Although antipyrin is the most efficient antipyretic in cases of tuberculosis, it does not change existing morbid states. The reduction of temperature effected by it lasts six to twenty-four hours, according to the. quantity given, the susceptibility of the patients, and other circumstances, and when the elevated temperature comes on again it may continue for several days below the general level of the fever previously (Huchard).

The published experience in the great journals of professional opinion, in respect to the utility of antipyrin in typhoid, now constitutes a vast literature of itself, and we can utilize here only the epoch-making papers. That antipyrin is a safe and efficient antipyretic in typhoid is generally admitted, but no one takes the position that it has a curative effect, or that the reduction of temperature has any influence of a permanent character on the dangers or duration of the fever. In the condition of hyperpyrexia its timely administration has proved very beneficial.

In the symptomatic fevers, such as pneumonia, the action of antipyrin has not been favorable, although reduction of temperature is a very constant result of its administration. In no form of febrile disease has it been so efficient as in acute rheumatism, and here it maintains the first place as a remedy in this disease, unless the advent of salol shall consign it to the second place. In acute rheumatism it is superior to the salicylates, and to other remedies, unless salol prove more efficient. From fifteen to twenty grains, every three to six hours, will be required until the cessation of joint-pain and the disappearance of the swelling. Under the action of antipyrin, as has been the result from all other remedies, a tendency to relapse is observed in a proportion of the cases, and hence persistence is necessary in the use of the remedy for some days after the attack has apparently ceased, but the amount given should be slowly reduced.

Antipyrin has the same power to reduce temperature in the malarial as in other fevers, but no power to prevent paroxysms—no anti-periodic quality. Hence it can never be used successfully in intermittent and remittent fevers.

The antipyretic quality, which at the outset was supposed to he the one attribute of the chinoline derivatives, has proved to be less valuable than the analgesic property, which they all possess to a varying extent. When Filehne demonstrated the antipyretic actions, he did not pursue the investigations into the effects of antipyrin on the nervous system, and the clinical studies which followed immediately throughout Germany (Guttmann, Bielochowsky, Pibram, and others) were occupied with its influence over the temperature in the course of the more important fevers.

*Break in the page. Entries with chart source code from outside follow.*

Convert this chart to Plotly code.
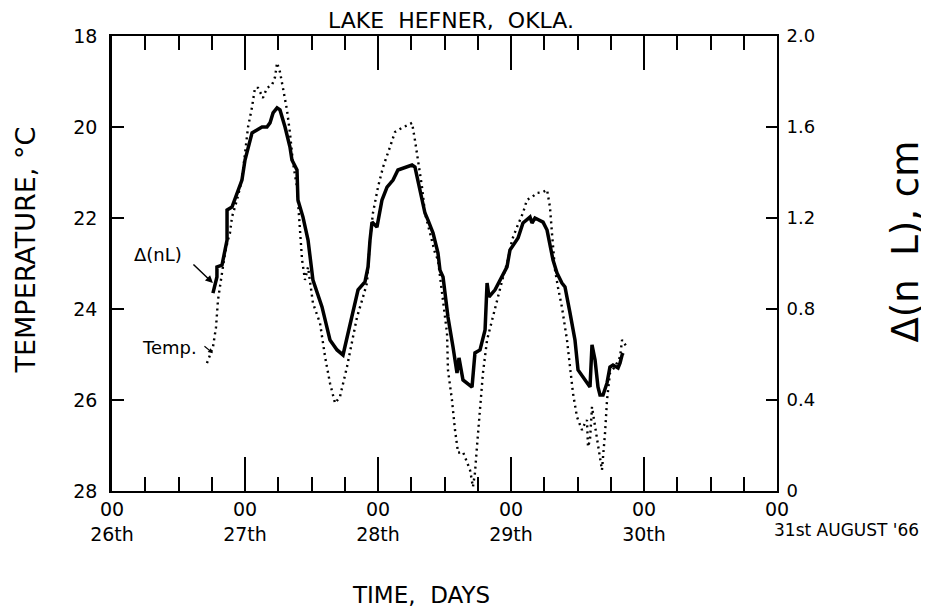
import plotly.graph_objects as go

# ---- data (day of August 1966, values) ----
dnl_day = [26.759, 26.789, 26.789, 26.827, 26.865, 26.865, 26.902, 26.940, 26.977, 27.000,
           27.053, 27.090, 27.128, 27.165, 27.188, 27.211, 27.241, 27.263, 27.301, 27.338,
           27.353, 27.391, 27.398, 27.436, 27.474, 27.511, 27.579, 27.639, 27.692, 27.737,
           27.774, 27.812, 27.850, 27.902, 27.925, 27.940, 27.955, 27.992, 28.030, 28.068,
           28.113, 28.150, 28.203, 28.256, 28.278, 28.301, 28.331, 28.353, 28.376, 28.414,
           28.451, 28.466, 28.489, 28.526, 28.564, 28.594, 28.609, 28.632, 28.639, 28.707,
           28.729, 28.767, 28.805, 28.820, 28.835, 28.880, 28.932, 28.970, 28.992, 29.008,
           29.053, 29.090, 29.143, 29.158, 29.180, 29.241, 29.271, 29.316, 29.346, 29.383,
           29.406, 29.444, 29.481, 29.504, 29.541, 29.594, 29.609, 29.632, 29.654, 29.669,
           29.692, 29.722, 29.744, 29.767, 29.805, 29.820, 29.835, 29.842]
dnl_cm = [0.870, 0.941, 0.985, 0.993, 1.103, 1.235, 1.248, 1.310, 1.367, 1.455,
          1.574, 1.587, 1.600, 1.600, 1.618, 1.662, 1.684, 1.675, 1.600, 1.512,
          1.455, 1.411, 1.279, 1.204, 1.103, 0.927, 0.809, 0.664, 0.620, 0.598,
          0.695, 0.796, 0.884, 0.919, 0.985, 1.103, 1.182, 1.160, 1.279, 1.336,
          1.367, 1.411, 1.420, 1.433, 1.424, 1.367, 1.292, 1.222, 1.191, 1.134,
          1.046, 0.971, 0.941, 0.765, 0.633, 0.519, 0.585, 0.519, 0.488, 0.457,
          0.607, 0.620, 0.708, 0.914, 0.853, 0.884, 0.941, 0.985, 1.059, 1.073,
          1.112, 1.178, 1.204, 1.178, 1.200, 1.182, 1.147, 1.015, 0.958, 0.914,
          0.897, 0.782, 0.664, 0.532, 0.501, 0.457, 0.642, 0.576, 0.457, 0.422,
          0.422, 0.475, 0.545, 0.554, 0.541, 0.563, 0.598, 0.607]

temp_day = [26.714, 26.759, 26.782, 26.797, 26.827, 26.850, 26.872, 26.887, 26.902, 26.940,
            26.977, 27.000, 27.023, 27.053, 27.075, 27.098, 27.135, 27.165, 27.203, 27.226,
            27.241, 27.263, 27.286, 27.316, 27.338, 27.361, 27.391, 27.414, 27.429, 27.451,
            27.474, 27.511, 27.564, 27.602, 27.639, 27.677, 27.714, 27.767, 27.805, 27.842,
            27.887, 27.917, 27.940, 27.962, 28.000, 28.038, 28.090, 28.128, 28.180, 28.226,
            28.256, 28.278, 28.301, 28.331, 28.353, 28.391, 28.429, 28.451, 28.481, 28.519,
            28.526, 28.556, 28.579, 28.602, 28.639, 28.669, 28.692, 28.714, 28.729, 28.744,
            28.767, 28.789, 28.820, 28.857, 28.895, 28.940, 28.977, 29.008, 29.045, 29.090,
            29.120, 29.158, 29.195, 29.241, 29.271, 29.293, 29.308, 29.331, 29.353, 29.383,
            29.421, 29.444, 29.466, 29.496, 29.534, 29.556, 29.571, 29.579, 29.594, 29.609,
            29.632, 29.654, 29.684, 29.692, 29.707, 29.722, 29.744, 29.782, 29.820, 29.835,
            29.872]
temp_c = [25.19, 24.84, 24.40, 23.80, 23.21, 22.77, 22.48, 22.33, 21.98, 21.60,
          21.16, 20.57, 20.00, 19.56, 19.14, 19.14, 19.36, 19.14, 19.08, 18.90,
          18.59, 18.79, 19.19, 19.63, 20.13, 20.79, 21.32, 22.20, 22.92, 23.36,
          23.08, 23.87, 24.31, 25.05, 25.63, 26.07, 25.93, 25.27, 24.68, 24.18,
          23.74, 23.43, 22.48, 21.89, 21.32, 20.88, 20.44, 20.11, 20.02, 19.96,
          19.91, 20.29, 20.73, 21.32, 21.89, 22.33, 22.77, 22.92, 23.58, 24.53,
          25.34, 26.00, 26.66, 27.16, 27.14, 27.38, 27.54, 27.91, 27.60, 27.03,
          26.15, 25.41, 24.68, 24.24, 23.80, 23.30, 22.92, 22.48, 22.20, 21.89,
          21.60, 21.54, 21.45, 21.43, 21.38, 21.76, 22.33, 23.14, 23.52, 23.96,
          24.68, 25.27, 25.85, 26.37, 26.66, 26.51, 26.44, 27.03, 26.88, 26.15,
          26.59, 27.03, 27.54, 27.25, 26.73, 26.00, 25.41, 25.27, 25.05, 24.68,
          24.84]

x_tickvals = [26, 27, 28, 29, 30, 31]
x_ticktext = ["00<br>26th", "00<br>27th", "00<br>28th", "00<br>29th", "00<br>30th", "00<br> "]
last_day_label = "31st AUGUST '66"
temp_ticks = [18, 20, 22, 24, 26, 28]
dnl_ticks = [0, 0.4, 0.8, 1.2, 1.6, 2.0]
dnl_ticktext = ["0", "0.4", "0.8", "1.2", "1.6", "2.0"]

FONT = "DejaVu Sans"

fig = go.Figure()
fig.add_trace(go.Scatter(x=temp_day, y=temp_c, mode="lines", yaxis="y",
                         line=dict(color="black", width=2.4, dash="2px,4px"),
                         showlegend=False, hoverinfo="skip"))
fig.add_trace(go.Scatter(x=dnl_day, y=dnl_cm, mode="lines", yaxis="y2",
                         line=dict(color="black", width=3.5),
                         showlegend=False, hoverinfo="skip"))

# page body has an 8px margin, so the figure is sized/placed to compensate
fig.update_layout(
    width=921, height=606,
    margin=dict(l=104, r=152, t=28, b=123, autoexpand=False),
    paper_bgcolor="white", plot_bgcolor="white",
    font=dict(family=FONT, color="black"),
    xaxis=dict(range=[26, 31], tickmode="array", tickvals=x_tickvals, ticktext=x_ticktext,
               ticks="inside", ticklen=34, tickwidth=1.5, tickcolor="black",
               showline=True, linecolor="black", linewidth=2, mirror="ticks",
               showgrid=False, zeroline=False,
               tickfont=dict(size=19, family=FONT),
               minor=dict(dtick=0.25, tick0=26, ticks="inside", ticklen=14,
                          tickwidth=1.5, tickcolor="black", showgrid=False)),
    yaxis=dict(range=[28, 18], tickmode="array", tickvals=temp_ticks,
               ticks="inside", ticklen=12, tickwidth=1.5, tickcolor="black",
               showline=True, linecolor="black", linewidth=2.5,
               showgrid=False, zeroline=False,
               tickfont=dict(size=19, family=FONT), ticklabelstandoff=8),
    yaxis2=dict(range=[0, 2.0], overlaying="y", side="right", tickmode="array",
                tickvals=dnl_ticks, ticktext=dnl_ticktext,
                ticks="inside", ticklen=11, tickwidth=1.5, tickcolor="black",
                showline=True, linecolor="black", linewidth=2,
                showgrid=False, zeroline=False,
                tickfont=dict(size=18, family=FONT), ticklabelstandoff=4),
)

fig.add_annotation(text="LAKE  HEFNER,  OKLA.", xref="paper", yref="paper",
                   x=0.51, y=1.0, xanchor="center", yanchor="bottom", yshift=1,
                   showarrow=False, font=dict(size=22, family=FONT))
fig.add_annotation(text="TIME,  DAYS", xref="paper", yref="paper",
                   x=0.465, y=0, xanchor="center", yanchor="middle", yshift=-104,
                   showarrow=False, font=dict(size=23, family=FONT))
fig.add_annotation(text="TEMPERATURE, °C", xref="paper", yref="paper",
                   x=0, y=0.5, xanchor="center", yanchor="middle", textangle=-90,
                   xshift=-87, yshift=13, showarrow=False, font=dict(size=27, family=FONT))
fig.add_annotation(text="Δ(n  L), cm", xref="paper", yref="paper",
                   x=1, y=0.5, xanchor="center", yanchor="middle", textangle=-90,
                   xshift=128, yshift=22, showarrow=False, font=dict(size=37, family=FONT))
fig.add_annotation(text=last_day_label, xref="x", yref="paper", x=31, y=0,
                   xanchor="left", yanchor="top", xshift=-5, yshift=-27,
                   showarrow=False, font=dict(size=17, family=FONT))
fig.add_annotation(text="Δ(nL)", xref="x", yref="y", x=26.346, y=22.81,
                   showarrow=False, font=dict(size=18, family=FONT))
fig.add_annotation(text="", xref="x", yref="y", x=26.759, y=23.43, ax=-21, ay=-20,
                   showarrow=True, arrowhead=2, arrowsize=1, arrowwidth=1.5, arrowcolor="black")
fig.add_annotation(text="Temp.", xref="x", yref="y", x=26.429, y=24.84,
                   showarrow=False, font=dict(size=18, family=FONT))
fig.add_annotation(text="", xref="x", yref="y", x=26.759, y=24.97, ax=-10, ay=-8,
                   showarrow=True, arrowhead=2, arrowsize=0.8, arrowwidth=1.2, arrowcolor="black")

fig.write_html("out.html")
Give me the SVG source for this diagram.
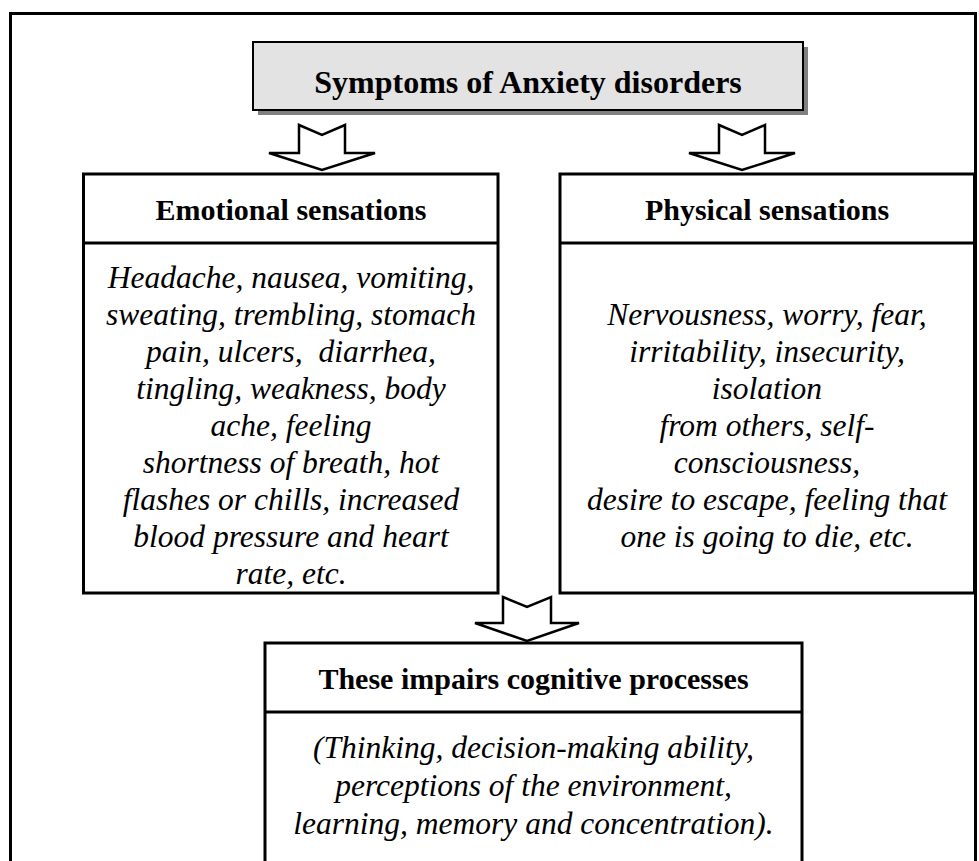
<svg xmlns="http://www.w3.org/2000/svg" width="979" height="861" viewBox="0 0 979 861">
<style>
.frame{fill:none;stroke:#000;stroke-width:3}
.box{fill:#fff;stroke:#000;stroke-width:3}
.div{stroke:#000;stroke-width:3}
.arrow{fill:#fff;stroke:#000;stroke-width:2.5;stroke-linejoin:miter}
.title{font-family:"Liberation Serif","Times New Roman",serif;font-weight:bold;font-size:32px;text-anchor:middle;fill:#000}
.head{font-family:"Liberation Serif","Times New Roman",serif;font-weight:bold;font-size:30px;text-anchor:middle;fill:#000}
.body{font-family:"Liberation Serif","Times New Roman",serif;font-style:italic;font-size:31.5px;text-anchor:middle;fill:#000}
</style>
<rect width="979" height="861" fill="#fff"/>
<rect class="frame" x="10.5" y="13.5" width="965" height="900"/>

<g id="title">
<rect x="258" y="47" width="550" height="68" fill="#808080"/>
<rect x="253" y="42" width="550" height="68" fill="#e3e3e3" stroke="#000" stroke-width="2"/>
<text class="title" x="528" y="93">Symptoms of Anxiety disorders</text>
</g>

<g id="connectors">
<polygon class="arrow" points="299,125 322,135 345,125 345,153 375,153 322,170 269,153 299,153"/>
<polygon class="arrow" points="719,125 742,135 765,125 765,153 795,153 742,170 689,153 719,153"/>
<polygon class="arrow" points="503,597 527,607 551,597 551,623 579,623 527,641 475,623 503,623"/>
</g>

<g id="emotional">
<rect class="box" x="83.5" y="174" width="414.5" height="419"/>
<line class="div" x1="83.5" y1="243" x2="498" y2="243"/>
<text class="head" x="291" y="220">Emotional sensations</text>
<text class="body" x="291" y="288">Headache, nausea, vomiting,</text>
<text class="body" x="291" y="325">sweating, trembling, stomach</text>
<text class="body" x="291" y="362" xml:space="preserve" style="white-space:pre">pain, ulcers,  diarrhea,</text>
<text class="body" x="291" y="399">tingling, weakness, body</text>
<text class="body" x="291" y="436">ache, feeling</text>
<text class="body" x="291" y="473">shortness of breath, hot</text>
<text class="body" x="291" y="510">flashes or chills, increased</text>
<text class="body" x="291" y="547">blood pressure and heart</text>
<text class="body" x="291" y="584">rate, etc.</text>
</g>

<g id="physical">
<rect class="box" x="560" y="174" width="414.5" height="419"/>
<line class="div" x1="560" y1="243" x2="974.5" y2="243"/>
<text class="head" x="767" y="220">Physical sensations</text>
<text class="body" x="767" y="325">Nervousness, worry, fear,</text>
<text class="body" x="767" y="362">irritability, insecurity,</text>
<text class="body" x="767" y="399">isolation</text>
<text class="body" x="767" y="436">from others, self-</text>
<text class="body" x="767" y="473">consciousness,</text>
<text class="body" x="767" y="510">desire to escape, feeling that</text>
<text class="body" x="767" y="547">one is going to die, etc.</text>
</g>

<g id="cognitive">
<rect class="box" x="265" y="643" width="537" height="260"/>
<line class="div" x1="265" y1="712" x2="802" y2="712"/>
<text class="head" x="533.5" y="689">These impairs cognitive processes</text>
<text class="body" x="533.5" y="758">(Thinking, decision-making ability,</text>
<text class="body" x="533.5" y="796">perceptions of the environment,</text>
<text class="body" x="533.5" y="834">learning, memory and concentration).</text>
</g>
</svg>
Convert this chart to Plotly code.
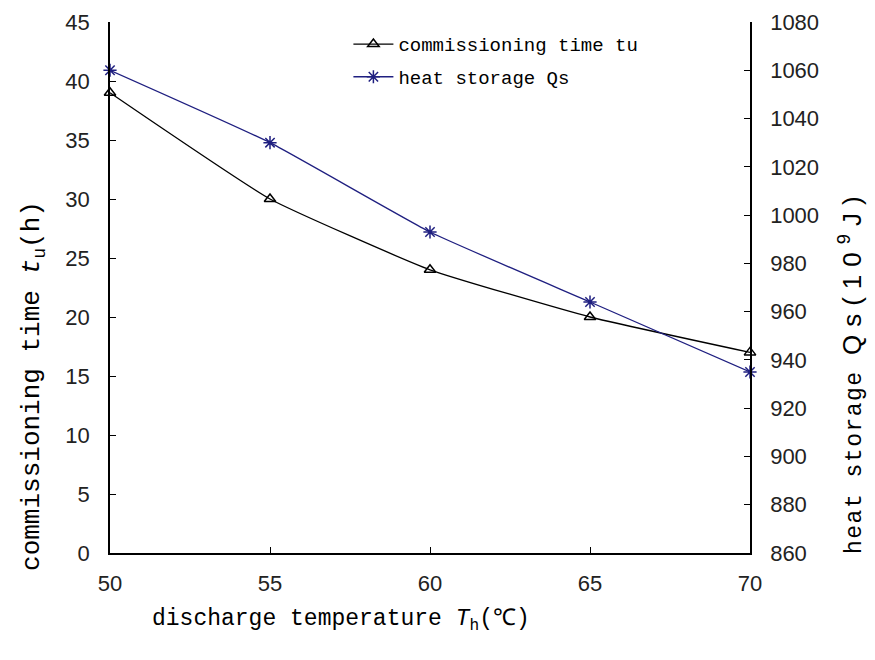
import plotly.graph_objects as go

temps = [50, 55, 60, 65, 70]
commissioning_time = [39, 30, 24, 20, 17]
heat_storage = [1060, 1030, 993, 964, 935]
left_ticks = [0, 5, 10, 15, 20, 25, 30, 35, 40, 45]
right_ticks = [860, 880, 900, 920, 940, 960, 980, 1000, 1020, 1040, 1060, 1080]
x_ticks = [50, 55, 60, 65, 70]

MONO = "Liberation Mono, DejaVu Sans Mono, monospace"
SANS = "Liberation Sans, Arial, sans-serif"
NAVY = "#1f1f80"

fig = go.Figure()
fig.add_trace(go.Scatter(
    x=temps, y=commissioning_time, name="commissioning time tu",
    mode="lines+markers", line=dict(color="black", width=1.3, shape="spline", smoothing=0.4),
    marker=dict(symbol="triangle-up-open", size=10, color="black", line=dict(width=1.5)),
    cliponaxis=False, legendgroup="a"))
fig.add_trace(go.Scatter(
    x=temps, y=heat_storage, name="heat storage Qs", yaxis="y2",
    mode="lines+markers", line=dict(color=NAVY, width=1.3, shape="spline", smoothing=0.4),
    marker=dict(symbol="asterisk-open", size=11, color=NAVY, line=dict(width=1.5, color=NAVY)),
    cliponaxis=False, legendgroup="b"))

axis_common = dict(showline=True, linecolor="black", linewidth=1.5, ticks="inside",
                   ticklen=6, tickwidth=1.2, tickcolor="black", showgrid=False, zeroline=False,
                   automargin=False,
                   tickfont=dict(family=SANS, size=22, color="#222"))

fig.update_layout(
    width=867, height=652,
    margin=dict(l=102, r=125, t=14, b=107, autoexpand=False),
    paper_bgcolor="white", plot_bgcolor="white",
    xaxis=dict(range=[50, 70], tickvals=x_ticks, ticklabelstandoff=10, **axis_common),
    yaxis=dict(range=[0, 45], tickvals=left_ticks, ticklabelstandoff=14, **axis_common),
    yaxis2=dict(range=[860, 1080], tickvals=right_ticks, overlaying="y", side="right",
                ticklabelstandoff=14, **axis_common),
    legend=dict(x=0.3725, y=0.994, xanchor="left", yanchor="top", bgcolor="rgba(0,0,0,0)",
                font=dict(family=MONO, size=19, color="black"), tracegroupgap=5,
                itemwidth=40),
    showlegend=True,
    annotations=[
        dict(text="commissioning time <i>t</i><sub>u</sub>(h)", xref="paper", yref="paper",
             x=-0.12, y=0.315, xanchor="center", yanchor="middle", textangle=-90, showarrow=False,
             font=dict(family=MONO, size=26, color="black")),
        dict(text="<span style='letter-spacing:1.5px'>heat storage </span><span style='font-family:Arial;font-size:26px;letter-spacing:8px'>Qs(10<sup>9</sup>J)</span>",
             xref="paper", yref="paper",
             x=1.158, y=0.343, xanchor="center", yanchor="middle", textangle=-90, showarrow=False,
             font=dict(family=MONO, size=23, color="black")),
        dict(text="discharge temperature <i>T</i><sub>h</sub>(℃)", xref="paper", yref="paper",
             x=0.361, y=-0.128, xanchor="center", yanchor="middle", showarrow=False,
             font=dict(family=MONO, size=23, color="black")),
    ],
)

fig.write_html("out.html")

The remarkable relief afforded by antipyrin and other members of the group in acute rheumatism led to their use in cases of neuritis, sciatica, and some other painful diseases. We are indebted to Professors Lepine and Huchard more especially for demonstrating the influence exerted by these agents over certain painful affections. It seems quite clear that the relief given is in maladies due to central and peripheric lesions of the nerve apparatus—for example, the pains of locomotor ataxia, neuralgia of the fifth nerve associated with neuritis, and sciatica due to the same cause.

Affections of a painful character are amenable to the action of antipyrin in proportion to the rheumatic influence or diathesis dominating them. By subcutaneous injection, it has proved to be very effective in many painful affections that have their seat in the nerves.

The members of this group of remedies have the power to diminish the reflex function, and hence have been used in the various spasmodic affections, as epilepsy, chorea, etc., with a measure of success, but not in so great a degree as to become substitutes for other tried remedies.